The data must be returned in full and exactly as given.

--- begin Dataset content ---

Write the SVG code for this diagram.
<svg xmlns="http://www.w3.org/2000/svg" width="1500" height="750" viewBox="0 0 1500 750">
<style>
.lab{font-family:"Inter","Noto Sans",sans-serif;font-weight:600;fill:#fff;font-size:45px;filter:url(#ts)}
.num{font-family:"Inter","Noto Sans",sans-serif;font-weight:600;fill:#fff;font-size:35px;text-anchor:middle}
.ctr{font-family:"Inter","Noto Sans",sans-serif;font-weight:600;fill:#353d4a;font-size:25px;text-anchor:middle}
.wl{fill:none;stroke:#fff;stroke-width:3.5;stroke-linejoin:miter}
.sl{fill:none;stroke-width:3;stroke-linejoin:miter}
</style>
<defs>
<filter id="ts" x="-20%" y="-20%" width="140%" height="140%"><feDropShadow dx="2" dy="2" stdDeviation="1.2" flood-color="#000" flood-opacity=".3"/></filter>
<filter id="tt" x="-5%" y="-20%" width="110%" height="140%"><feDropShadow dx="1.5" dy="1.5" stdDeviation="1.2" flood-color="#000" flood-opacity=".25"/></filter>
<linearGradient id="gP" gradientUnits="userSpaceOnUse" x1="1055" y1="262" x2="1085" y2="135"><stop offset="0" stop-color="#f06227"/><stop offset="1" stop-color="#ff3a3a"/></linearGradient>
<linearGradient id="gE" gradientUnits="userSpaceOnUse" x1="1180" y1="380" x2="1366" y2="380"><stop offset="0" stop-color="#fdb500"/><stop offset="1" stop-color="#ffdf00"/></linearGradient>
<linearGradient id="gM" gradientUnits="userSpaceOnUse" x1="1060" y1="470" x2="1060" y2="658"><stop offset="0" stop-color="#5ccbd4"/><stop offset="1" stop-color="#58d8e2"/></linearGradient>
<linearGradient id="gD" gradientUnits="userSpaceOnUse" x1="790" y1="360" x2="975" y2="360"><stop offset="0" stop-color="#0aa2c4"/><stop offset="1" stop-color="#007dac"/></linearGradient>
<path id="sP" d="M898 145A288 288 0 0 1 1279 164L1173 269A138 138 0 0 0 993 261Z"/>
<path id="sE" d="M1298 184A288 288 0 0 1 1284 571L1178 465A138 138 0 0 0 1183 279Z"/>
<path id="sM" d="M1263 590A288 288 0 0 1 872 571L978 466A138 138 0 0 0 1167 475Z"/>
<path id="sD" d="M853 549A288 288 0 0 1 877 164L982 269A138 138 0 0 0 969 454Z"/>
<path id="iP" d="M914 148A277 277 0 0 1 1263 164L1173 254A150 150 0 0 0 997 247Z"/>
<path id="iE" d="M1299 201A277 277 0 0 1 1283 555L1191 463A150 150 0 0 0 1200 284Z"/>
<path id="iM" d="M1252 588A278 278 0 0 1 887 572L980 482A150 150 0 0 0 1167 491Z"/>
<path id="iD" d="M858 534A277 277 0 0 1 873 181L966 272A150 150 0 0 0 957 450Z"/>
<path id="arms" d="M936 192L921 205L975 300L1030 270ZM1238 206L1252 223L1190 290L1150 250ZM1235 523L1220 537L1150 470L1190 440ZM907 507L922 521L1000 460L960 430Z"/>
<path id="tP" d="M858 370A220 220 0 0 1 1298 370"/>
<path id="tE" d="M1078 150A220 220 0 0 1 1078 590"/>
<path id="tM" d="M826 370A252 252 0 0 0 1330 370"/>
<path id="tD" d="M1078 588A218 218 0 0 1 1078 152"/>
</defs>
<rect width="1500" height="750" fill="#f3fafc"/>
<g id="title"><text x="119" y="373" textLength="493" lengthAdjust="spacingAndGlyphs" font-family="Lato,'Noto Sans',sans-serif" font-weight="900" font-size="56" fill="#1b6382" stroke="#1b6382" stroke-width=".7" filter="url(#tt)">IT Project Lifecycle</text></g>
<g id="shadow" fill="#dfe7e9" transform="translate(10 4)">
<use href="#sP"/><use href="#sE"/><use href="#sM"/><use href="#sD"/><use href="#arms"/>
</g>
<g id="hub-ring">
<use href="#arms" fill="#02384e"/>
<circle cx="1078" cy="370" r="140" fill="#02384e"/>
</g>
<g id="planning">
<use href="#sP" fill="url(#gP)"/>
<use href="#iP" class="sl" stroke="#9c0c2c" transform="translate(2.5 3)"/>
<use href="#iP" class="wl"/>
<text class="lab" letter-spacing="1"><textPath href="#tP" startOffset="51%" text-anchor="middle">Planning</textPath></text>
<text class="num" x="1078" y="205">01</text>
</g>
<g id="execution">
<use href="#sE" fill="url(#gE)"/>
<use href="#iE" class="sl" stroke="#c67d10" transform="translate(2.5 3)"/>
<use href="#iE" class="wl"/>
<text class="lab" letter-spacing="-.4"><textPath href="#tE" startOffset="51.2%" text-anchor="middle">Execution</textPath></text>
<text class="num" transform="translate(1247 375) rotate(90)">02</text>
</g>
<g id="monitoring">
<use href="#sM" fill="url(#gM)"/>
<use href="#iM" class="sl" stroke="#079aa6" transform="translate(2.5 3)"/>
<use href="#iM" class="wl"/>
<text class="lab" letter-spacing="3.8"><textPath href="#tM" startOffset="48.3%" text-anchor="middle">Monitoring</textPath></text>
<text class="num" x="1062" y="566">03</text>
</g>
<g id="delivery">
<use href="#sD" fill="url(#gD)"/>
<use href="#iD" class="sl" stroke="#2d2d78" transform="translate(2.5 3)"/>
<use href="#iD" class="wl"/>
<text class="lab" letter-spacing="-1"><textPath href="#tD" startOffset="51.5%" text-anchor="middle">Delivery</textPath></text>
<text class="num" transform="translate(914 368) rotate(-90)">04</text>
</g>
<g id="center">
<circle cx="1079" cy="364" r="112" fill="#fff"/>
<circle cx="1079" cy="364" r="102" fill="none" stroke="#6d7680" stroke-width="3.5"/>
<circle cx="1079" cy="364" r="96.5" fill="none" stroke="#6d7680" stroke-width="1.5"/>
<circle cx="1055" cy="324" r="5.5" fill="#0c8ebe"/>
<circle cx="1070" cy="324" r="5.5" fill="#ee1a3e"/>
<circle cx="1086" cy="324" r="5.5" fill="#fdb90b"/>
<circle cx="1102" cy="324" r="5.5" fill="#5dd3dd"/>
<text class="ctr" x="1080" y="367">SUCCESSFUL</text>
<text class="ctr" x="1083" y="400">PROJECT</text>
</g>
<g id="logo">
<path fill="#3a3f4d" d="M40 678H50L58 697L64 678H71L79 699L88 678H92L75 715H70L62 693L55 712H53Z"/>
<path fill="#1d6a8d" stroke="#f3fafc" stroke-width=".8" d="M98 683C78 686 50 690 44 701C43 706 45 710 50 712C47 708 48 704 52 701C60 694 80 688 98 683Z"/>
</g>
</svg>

--- end Dataset content ---

§ **Response to this exercise**:
Write the SVG code for this diagram.
<svg xmlns="http://www.w3.org/2000/svg" width="1500" height="750" viewBox="0 0 1500 750">
<style>
.lab{font-family:"Inter","Noto Sans",sans-serif;font-weight:600;fill:#fff;font-size:45px;filter:url(#ts)}
.num{font-family:"Inter","Noto Sans",sans-serif;font-weight:600;fill:#fff;font-size:35px;text-anchor:middle}
.ctr{font-family:"Inter","Noto Sans",sans-serif;font-weight:600;fill:#353d4a;font-size:25px;text-anchor:middle}
.wl{fill:none;stroke:#fff;stroke-width:3.5;stroke-linejoin:miter}
.sl{fill:none;stroke-width:3;stroke-linejoin:miter}
</style>
<defs>
<filter id="ts" x="-20%" y="-20%" width="140%" height="140%"><feDropShadow dx="2" dy="2" stdDeviation="1.2" flood-color="#000" flood-opacity=".3"/></filter>
<filter id="tt" x="-5%" y="-20%" width="110%" height="140%"><feDropShadow dx="1.5" dy="1.5" stdDeviation="1.2" flood-color="#000" flood-opacity=".25"/></filter>
<linearGradient id="gP" gradientUnits="userSpaceOnUse" x1="1055" y1="262" x2="1085" y2="135"><stop offset="0" stop-color="#f06227"/><stop offset="1" stop-color="#ff3a3a"/></linearGradient>
<linearGradient id="gE" gradientUnits="userSpaceOnUse" x1="1180" y1="380" x2="1366" y2="380"><stop offset="0" stop-color="#fdb500"/><stop offset="1" stop-color="#ffdf00"/></linearGradient>
<linearGradient id="gM" gradientUnits="userSpaceOnUse" x1="1060" y1="470" x2="1060" y2="658"><stop offset="0" stop-color="#5ccbd4"/><stop offset="1" stop-color="#58d8e2"/></linearGradient>
<linearGradient id="gD" gradientUnits="userSpaceOnUse" x1="790" y1="360" x2="975" y2="360"><stop offset="0" stop-color="#0aa2c4"/><stop offset="1" stop-color="#007dac"/></linearGradient>
<path id="sP" d="M898 145A288 288 0 0 1 1279 164L1173 269A138 138 0 0 0 993 261Z"/>
<path id="sE" d="M1298 184A288 288 0 0 1 1284 571L1178 465A138 138 0 0 0 1183 279Z"/>
<path id="sM" d="M1263 590A288 288 0 0 1 872 571L978 466A138 138 0 0 0 1167 475Z"/>
<path id="sD" d="M853 549A288 288 0 0 1 877 164L982 269A138 138 0 0 0 969 454Z"/>
<path id="iP" d="M914 148A277 277 0 0 1 1263 164L1173 254A150 150 0 0 0 997 247Z"/>
<path id="iE" d="M1299 201A277 277 0 0 1 1283 555L1191 463A150 150 0 0 0 1200 284Z"/>
<path id="iM" d="M1252 588A278 278 0 0 1 887 572L980 482A150 150 0 0 0 1167 491Z"/>
<path id="iD" d="M858 534A277 277 0 0 1 873 181L966 272A150 150 0 0 0 957 450Z"/>
<path id="arms" d="M936 192L921 205L975 300L1030 270ZM1238 206L1252 223L1190 290L1150 250ZM1235 523L1220 537L1150 470L1190 440ZM907 507L922 521L1000 460L960 430Z"/>
<path id="tP" d="M858 370A220 220 0 0 1 1298 370"/>
<path id="tE" d="M1078 150A220 220 0 0 1 1078 590"/>
<path id="tM" d="M826 370A252 252 0 0 0 1330 370"/>
<path id="tD" d="M1078 588A218 218 0 0 1 1078 152"/>
</defs>
<rect width="1500" height="750" fill="#f3fafc"/>
<g id="title"><text x="119" y="373" textLength="493" lengthAdjust="spacingAndGlyphs" font-family="Lato,'Noto Sans',sans-serif" font-weight="900" font-size="56" fill="#1b6382" stroke="#1b6382" stroke-width=".7" filter="url(#tt)">IT Project Lifecycle</text></g>
<g id="shadow" fill="#dfe7e9" transform="translate(10 4)">
<use href="#sP"/><use href="#sE"/><use href="#sM"/><use href="#sD"/><use href="#arms"/>
</g>
<g id="hub-ring">
<use href="#arms" fill="#02384e"/>
<circle cx="1078" cy="370" r="140" fill="#02384e"/>
</g>
<g id="planning">
<use href="#sP" fill="url(#gP)"/>
<use href="#iP" class="sl" stroke="#9c0c2c" transform="translate(2.5 3)"/>
<use href="#iP" class="wl"/>
<text class="lab" letter-spacing="1"><textPath href="#tP" startOffset="51%" text-anchor="middle">Planning</textPath></text>
<text class="num" x="1078" y="205">01</text>
</g>
<g id="execution">
<use href="#sE" fill="url(#gE)"/>
<use href="#iE" class="sl" stroke="#c67d10" transform="translate(2.5 3)"/>
<use href="#iE" class="wl"/>
<text class="lab" letter-spacing="-.4"><textPath href="#tE" startOffset="51.2%" text-anchor="middle">Execution</textPath></text>
<text class="num" transform="translate(1247 375) rotate(90)">02</text>
</g>
<g id="monitoring">
<use href="#sM" fill="url(#gM)"/>
<use href="#iM" class="sl" stroke="#079aa6" transform="translate(2.5 3)"/>
<use href="#iM" class="wl"/>
<text class="lab" letter-spacing="3.8"><textPath href="#tM" startOffset="48.3%" text-anchor="middle">Monitoring</textPath></text>
<text class="num" x="1062" y="566">03</text>
</g>
<g id="delivery">
<use href="#sD" fill="url(#gD)"/>
<use href="#iD" class="sl" stroke="#2d2d78" transform="translate(2.5 3)"/>
<use href="#iD" class="wl"/>
<text class="lab" letter-spacing="-1"><textPath href="#tD" startOffset="51.5%" text-anchor="middle">Delivery</textPath></text>
<text class="num" transform="translate(914 368) rotate(-90)">04</text>
</g>
<g id="center">
<circle cx="1079" cy="364" r="112" fill="#fff"/>
<circle cx="1079" cy="364" r="102" fill="none" stroke="#6d7680" stroke-width="3.5"/>
<circle cx="1079" cy="364" r="96.5" fill="none" stroke="#6d7680" stroke-width="1.5"/>
<circle cx="1055" cy="324" r="5.5" fill="#0c8ebe"/>
<circle cx="1070" cy="324" r="5.5" fill="#ee1a3e"/>
<circle cx="1086" cy="324" r="5.5" fill="#fdb90b"/>
<circle cx="1102" cy="324" r="5.5" fill="#5dd3dd"/>
<text class="ctr" x="1080" y="367">SUCCESSFUL</text>
<text class="ctr" x="1083" y="400">PROJECT</text>
</g>
<g id="logo">
<path fill="#3a3f4d" d="M40 678H50L58 697L64 678H71L79 699L88 678H92L75 715H70L62 693L55 712H53Z"/>
<path fill="#1d6a8d" stroke="#f3fafc" stroke-width=".8" d="M98 683C78 686 50 690 44 701C43 706 45 710 50 712C47 708 48 704 52 701C60 694 80 688 98 683Z"/>
</g>
</svg>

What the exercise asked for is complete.